Competition: This league would have promotion and relegation as soon as travel distances make that a fiscal responsible option. Clubs can sign a Letter of Intent to join, becoming provisional members, if there are no teams in their immediate vicinity, and can actually have their first year member dues reduced by $100 for every team they are able to recruit to the league. The same applies for all existing members. Get someone to join, reduce your dues by $100.
Conferences/Divisions would be capped in size at 20 teams, playing 38 games following the international calendar. There would be 8 weeks where teams would play 2 games, creating a flexible 22 week off season, so each conference can take a winter break as long as they need it to be. that's a total of 38 games in 30 weeks. If you're in Minnesota, you need a longer winter break than Florida. All conferences would begin and end season play at the same time. The league wide off season would be 12 weeks, giving teams up to 10 weeks for a winter break.
Hopefully, as the league grows in size and popularity, a national championship would be instituted, but at the start, keeping it simple is best. The champions of the top conferences in the 4 primary US Regions (North, South, East and West) would compete in a single elimination game at the home of the team with the better record to determine the regional champion. If you remember from the earlier description of regions, the 4 primary league regions are each divided into 2 sub-regions, creating 8 top level competitions in all, so that's 4 Championship games in all. The winner would then receive a prize (again, as the league fund grows the prize money goes up, subject to member vote) of $10,000.
Expansion: Any team would be allowed to submit an application, vetted by the BOD, or sign a Letter of Intent to join should they not be in a region with enough teams. The league would not allow a team to join and pay dues without a minimum of 4 to 6 clubs within 2 to 3 hours of each other in their region. Example: If Spokane decides to join, but there are no other clubs in Washington, they would sign an LOI, and can then recruit other teams to join with them, and each team signing an LOI would reduce Spokane's dues for that year by $100. This helps make clubs one of the leagues biggest advocates.
The league application would not just include things like team info, but would also require a fully fleshed out vision statement and road map for the clubs goals for the next five years to ensure sustainability. All incoming owners would be subject to a credit check to make sure the team is healthy financially, not just one and done.
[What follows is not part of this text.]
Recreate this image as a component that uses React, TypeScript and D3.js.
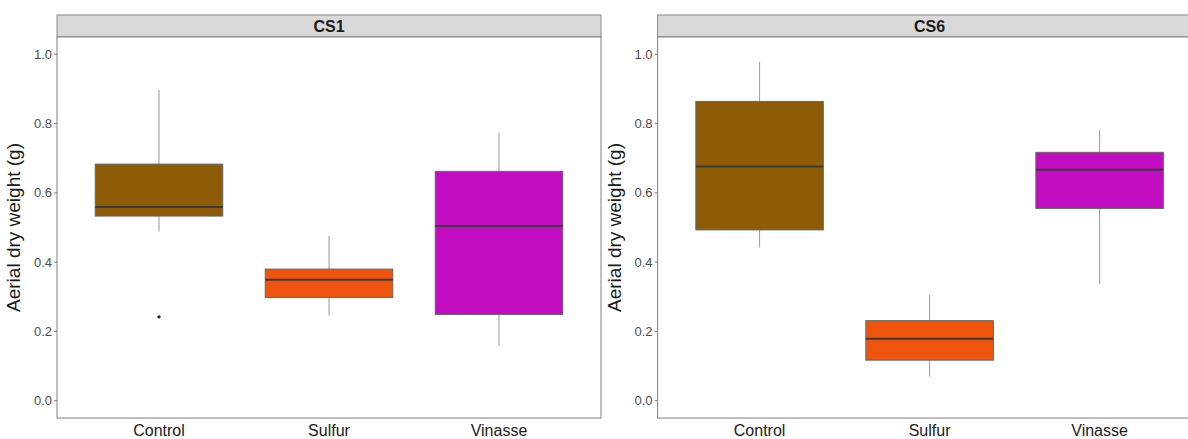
import React from "react";
import * as d3 from "d3";

// Treatments (x categories) and facets
const treatments = ["Control", "Sulfur", "Vinasse"];
const sites = ["CS1", "CS6"];
const fillColors = ["#8E5B07", "#EE540E", "#C20CC2"];
const yTicks = [0, 0.2, 0.4, 0.6, 0.8, 1.0];
const yTitle = "Aerial dry weight (g)";

// Box statistics per site, one value per treatment
const cs1Lower = [0.488, 0.245, 0.158];
const cs1Q1 = [0.533, 0.298, 0.249];
const cs1Median = [0.559, 0.349, 0.504];
const cs1Q3 = [0.683, 0.380, 0.662];
const cs1Upper = [0.897, 0.476, 0.774];
const cs1Outliers = [[0.242], [], []];

const cs6Lower = [0.442, 0.069, 0.336];
const cs6Q1 = [0.493, 0.117, 0.555];
const cs6Median = [0.676, 0.179, 0.667];
const cs6Q3 = [0.864, 0.231, 0.717];
const cs6Upper = [0.978, 0.305, 0.781];
const cs6Outliers = [[], [], []];

const W = 1188;
const H = 439;
const panelTop = 37;
const panelBottom = 418;
const stripTop = 15;
const panelWidth = 544;
const panelLefts = [57, 657.6];

const boxStats = [
  { lower: cs1Lower, q1: cs1Q1, median: cs1Median, q3: cs1Q3, upper: cs1Upper, outliers: cs1Outliers },
  { lower: cs6Lower, q1: cs6Q1, median: cs6Median, q3: cs6Q3, upper: cs6Upper, outliers: cs6Outliers },
];

const font = "'Liberation Sans', Arial, sans-serif";

function Panel({ site, index }: { site: string; index: number }) {
  const x0 = panelLefts[index];
  const x = d3.scalePoint<string>().domain(treatments).range([x0, x0 + panelWidth]).padding(0.6);
  const y = d3.scaleLinear().domain([-0.05, 1.05]).range([panelBottom, panelTop]);
  const bw = x.step() * 0.75;
  const s = boxStats[index];
  const fmt = d3.format(".1f");
  return (
    <g>
      {/* strip */}
      <rect x={x0} y={stripTop} width={panelWidth} height={panelTop - stripTop}
        fill="#D9D9D9" stroke="#8a8a8a" strokeWidth={1} />
      <text x={x0 + panelWidth / 2} y={(stripTop + panelTop) / 2 + 6} textAnchor="middle"
        fontFamily={font} fontWeight="bold" fontSize={16} fill="#1a1a1a">{site}</text>
      {/* panel */}
      <rect x={x0} y={panelTop} width={panelWidth} height={panelBottom - panelTop}
        fill="white" stroke="#7f7f7f" strokeWidth={1} />
      {/* y axis */}
      {yTicks.map((t) => (
        <g key={t}>
          <line x1={x0 - 3} x2={x0} y1={y(t)} y2={y(t)} stroke="#7f7f7f" />
          <text x={x0 - 5} y={y(t) + 4.5} textAnchor="end" fontFamily={font} fontSize={13} fill="#4D4D4D">{fmt(t)}</text>
        </g>
      ))}
      <text transform={`translate(${x0 - 37},${(panelTop + panelBottom) / 2}) rotate(-90)`}
        textAnchor="middle" fontFamily={font} fontSize={19} fill="#1a1a1a">{yTitle}</text>
      {/* x axis labels */}
      {treatments.map((t) => (
        <text key={t} x={x(t)} y={436} textAnchor="middle" fontFamily={font} fontSize={16} fill="#1a1a1a">{t}</text>
      ))}
      {/* boxes */}
      {treatments.map((t, i) => {
        const cx = x(t)!;
        return (
          <g key={t}>
            <line x1={cx} x2={cx} y1={y(s.upper[i])} y2={y(s.q3[i])} stroke="#999" strokeWidth={1} />
            <line x1={cx} x2={cx} y1={y(s.q1[i])} y2={y(s.lower[i])} stroke="#999" strokeWidth={1} />
            <rect x={cx - bw / 2} y={y(s.q3[i])} width={bw} height={y(s.q1[i]) - y(s.q3[i])}
              fill={fillColors[i]} stroke="#666" strokeWidth={1} />
            <line x1={cx - bw / 2} x2={cx + bw / 2} y1={y(s.median[i])} y2={y(s.median[i])}
              stroke="#3a3a3a" strokeWidth={2} />
            {s.outliers[i].map((o, k) => (
              <circle key={k} cx={cx} cy={y(o)} r={1.7} fill="#222" />
            ))}
          </g>
        );
      })}
    </g>
  );
}

export default function App() {
  return (
    <svg width={W} height={H} style={{ position: "absolute", left: 0, top: 0, background: "white" }}>
      <rect x={0} y={0} width={W} height={H} fill="white" />
      {sites.map((s, i) => (
        <Panel key={s} site={s} index={i} />
      ))}
    </svg>
  );
}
In order to ensure that the league and it's teams maintain a professional look, part of the application review process will include review of the applicants logo. That's right. If the logo isn't any good, the league will provide the applicant with resources and contacts to secure a better logo for their team. Part of the league's mantra to it's teams will be 'if you don't take yourself seriously, why should fans?'
Side note: The league will not be afraid to help teams in farther flung locals, like Hawaii, Alaska and Montana start new conferences where there aren't currently any and provide them with resources to make sure they can grow, thrive, and be sustainable while being a part of a larger system. Every one deserves to have ready, easy access to resources to make sure their competition can be done right. This is where you see the league operating almost as a hybrid league/governing body that will oversee and steward the growth of the game everywhere.
I hope this gives you an idea of what this league could be. Obviously, I haven't thought of everything, but this is a start. What do you think is missing? What really needs fleshed out? Was anything forgotten that should be considered? Let me know in the comments, make your voice heard!